The greatest risk of stumbling upon a malicious link comes on video entertainment sites such as YouTube, according to Kaspersky Security Bulletin 2011. Kaspersky Lab's annual report on the evolution of IT threats and spam found that dubious links were widespread on open-access sites, and also highlighted the on-going use of social network spam and black search engine optimization. The latter resulted in search engines being the second most popular source of redirects to infected sites, with users sometimes clicking malicious links directly from major search engines like Google and Yandex.
Social networks were just one percent behind in third place. Sites like Facebook and Vkontakte were particularly popular with malicious users spreading harmful content.

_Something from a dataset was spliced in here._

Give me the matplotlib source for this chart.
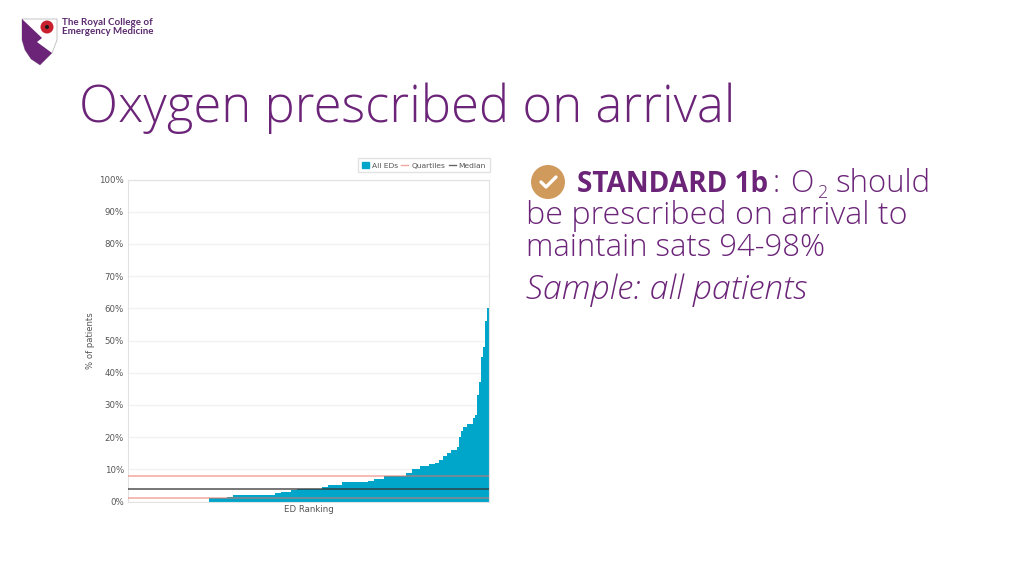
import numpy as np
from matplotlib import pyplot as plt
from matplotlib.lines import Line2D
from matplotlib.patches import Patch, Polygon, Circle

# percent of patients per ED, sorted
ed_values = [0] * 41 + [1] * 9 + [1.5] * 3 + [2] * 21 + [2.5] * 3 + [3] * 5 + [3.5] * 3 + \
    [4] * 13 + [4.5] * 3 + [5] * 7 + [6] * 13 + [6.5] * 3 + [7] * 5 + [8] * 11 + [8.8] * 3 + \
    [10] * 4 + [11] * 5 + [11.5] * 3 + [12] * 2 + [13] * 2 + [14] * 2 + [15] * 2 + [16] * 3 + \
    [17, 20, 22, 23, 23, 24, 24, 24, 26, 27, 33, 37, 45, 48, 56, 60]
quartiles = [1, 8]
median = 4
y_ticks = [0, 10, 20, 30, 40, 50, 60, 70, 80, 90, 100]

purple = '#6B2478'
bar_color = '#00A5CA'
W, H = 1024, 576

fig = plt.figure(figsize=(W / 100, H / 100), dpi=100)

ax = fig.add_axes([128 / W, 1 - 501.5 / H, 361 / W, 322 / H])
x = np.arange(len(ed_values))
ax.bar(x, ed_values, width=1.03, color=bar_color, linewidth=0, zorder=2)
for q in quartiles:
    ax.axhline(q, color='#E8705F', alpha=0.6, lw=1.1, zorder=3)
ax.axhline(median, color='#333333', alpha=0.85, lw=1.1, zorder=3)
ax.set_xlim(-0.5, len(ed_values) - 0.5)
ax.set_ylim(0, 100)
ax.set_xticks([])
ax.set_yticks(y_ticks)
ax.set_yticklabels(['{0}%'.format(t) for t in y_ticks], fontsize=6.2, color='#555555')
ax.tick_params(axis='y', length=0, pad=3)
ax.grid(axis='y', color='#F2F2F2', lw=1, zorder=0)
ax.set_axisbelow(True)
for s in ax.spines.values():
    s.set_color('#E2E2E2')
ax.set_xlabel('ED Ranking', fontsize=6.2, color='#555555', labelpad=2.5)
ax.set_ylabel('% of patients', fontsize=6.1, color='#555555', labelpad=3)

handles = [Patch(color=bar_color, label='All EDs'),
           Line2D([0], [0], color='#F0A8A0', lw=1, label='Quartiles'),
           Line2D([0], [0], color='#666666', lw=1, label='Median')]
ax.legend(handles=handles, ncol=3, fontsize=5.4, loc='lower right', bbox_to_anchor=(1.002, 1.022),
          borderaxespad=0, handlelength=0.9, handleheight=0.8, handletextpad=0.4,
          columnspacing=0.5, borderpad=0.5, fancybox=False, edgecolor='#E2E2E2',
          framealpha=1, labelcolor='#555555')

# slide layer in pixel coordinates: logo, title and standard text
page = fig.add_axes([0, 0, 1, 1], zorder=5)
page.set_xlim(0, W)
page.set_ylim(H, 0)
page.axis('off')
page.patch.set_alpha(0)

page.add_patch(Polygon([[22, 19], [57, 19], [57, 40], [52, 53], [40, 65], [31, 59], [25, 50], [22, 40]],
                       closed=True, fc='white', ec='#BBBBBB', lw=0.6))
page.add_patch(Polygon([[22, 19], [42, 38], [37, 42], [52, 53], [40, 65], [31, 59], [25, 50], [22, 40]],
                       closed=True, fc=purple, ec='none'))
page.add_patch(Circle((47, 27), 6.5, fc='#C8202F', ec='none'))
page.add_patch(Circle((47, 27), 2, fc='#1A1A1A', ec='none'))
page.text(62, 22.5, 'The Royal College of', fontsize=7, weight='bold', color='#5B2A6E',
          family='Lato', va='center')
page.text(62, 31.5, 'Emergency Medicine', fontsize=7, weight='bold', color='#5B2A6E',
          family='Lato', va='center')

page.text(79, 122, 'Oxygen prescribed on arrival', fontsize=36.6, color=purple,
          family='Open Sans', weight='light', va='baseline')

page.add_patch(Circle((548, 182), 17, fc='#D09A5C', ec='none'))
page.plot([541, 546, 556], [182, 187, 177], color='white', lw=2.4, solid_capstyle='round')

body = dict(color=purple, family='Open Sans', va='baseline')
page.text(577, 192, 'STANDARD 1b', weight='bold', fontsize=20.2, **body)
page.text(773, 192, ':', fontsize=22, weight='light', **body)
page.text(790, 192, 'O', fontsize=22, weight='light', **body)
page.text(817, 198, '2', fontsize=13, weight='light', **body)
page.text(836, 192, 'should', fontsize=22.4, weight='light', **body)
page.text(526, 224, 'be prescribed on arrival to', fontsize=23.2, weight='light', **body)
page.text(526, 256, 'maintain sats 94-98%', fontsize=22.3, weight='light', **body)
page.text(526, 299, 'Sample: all patients', style='italic', fontsize=24.4, weight='light', **body)

fig.savefig('out.png', dpi=100, facecolor='white')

Growth rate of web-based attacks slows:
The number of browser-based attacks in 2011 increased from 580,371,937 to 946,393,693. The number of web-based attacks in 2011 is 1.63 times the total for 2010, which points to a much slower rate of growth than we have seen over the course of the past three years. In 2010, a far greater surge in the number of attempted infections – eight times as many as in 2009 – was recorded. The slowed growth rate of web-based infection attempts is due to the fact that in 2011 malicious users did not use any fundamentally new mass-infection methods in launching attacks against computers. The main weapon of browser-based infection is still the exploit pack, which allows malicious users to launch drive-by attacks without the victim noticing a thing. The experts at Kaspersky Lab expect the growth rate of web-based attacks to continue to slow before the number of incidents begins to stabilize.
The geography of web-based threats:
Just 20 countries accounted for 86.4% of all malicious hosting detected by Kaspersky Lab. The two biggest offenders are the same as the previous year: the US (25.4%) and Russia (14.6%). It's important to point out that the active growth in the percentage of malicious hosting services recorded by Kaspersky Lab in these countries in prior years has stopped thanks to law enforcement efforts in shutting down botnets. However, despite the decline in the percentage of malicious hosting services in these countries, it remains at a very high level.
Around the world, online risks rose 2 percentage points in 2011 to 32.3%. Furthermore, the arrival of many Western European countries and Japan in the moderate-risk group (countries where 21-40% of users are subjected to attacks) is a troubling sign: these users are targeted by the most professional cyber criminals.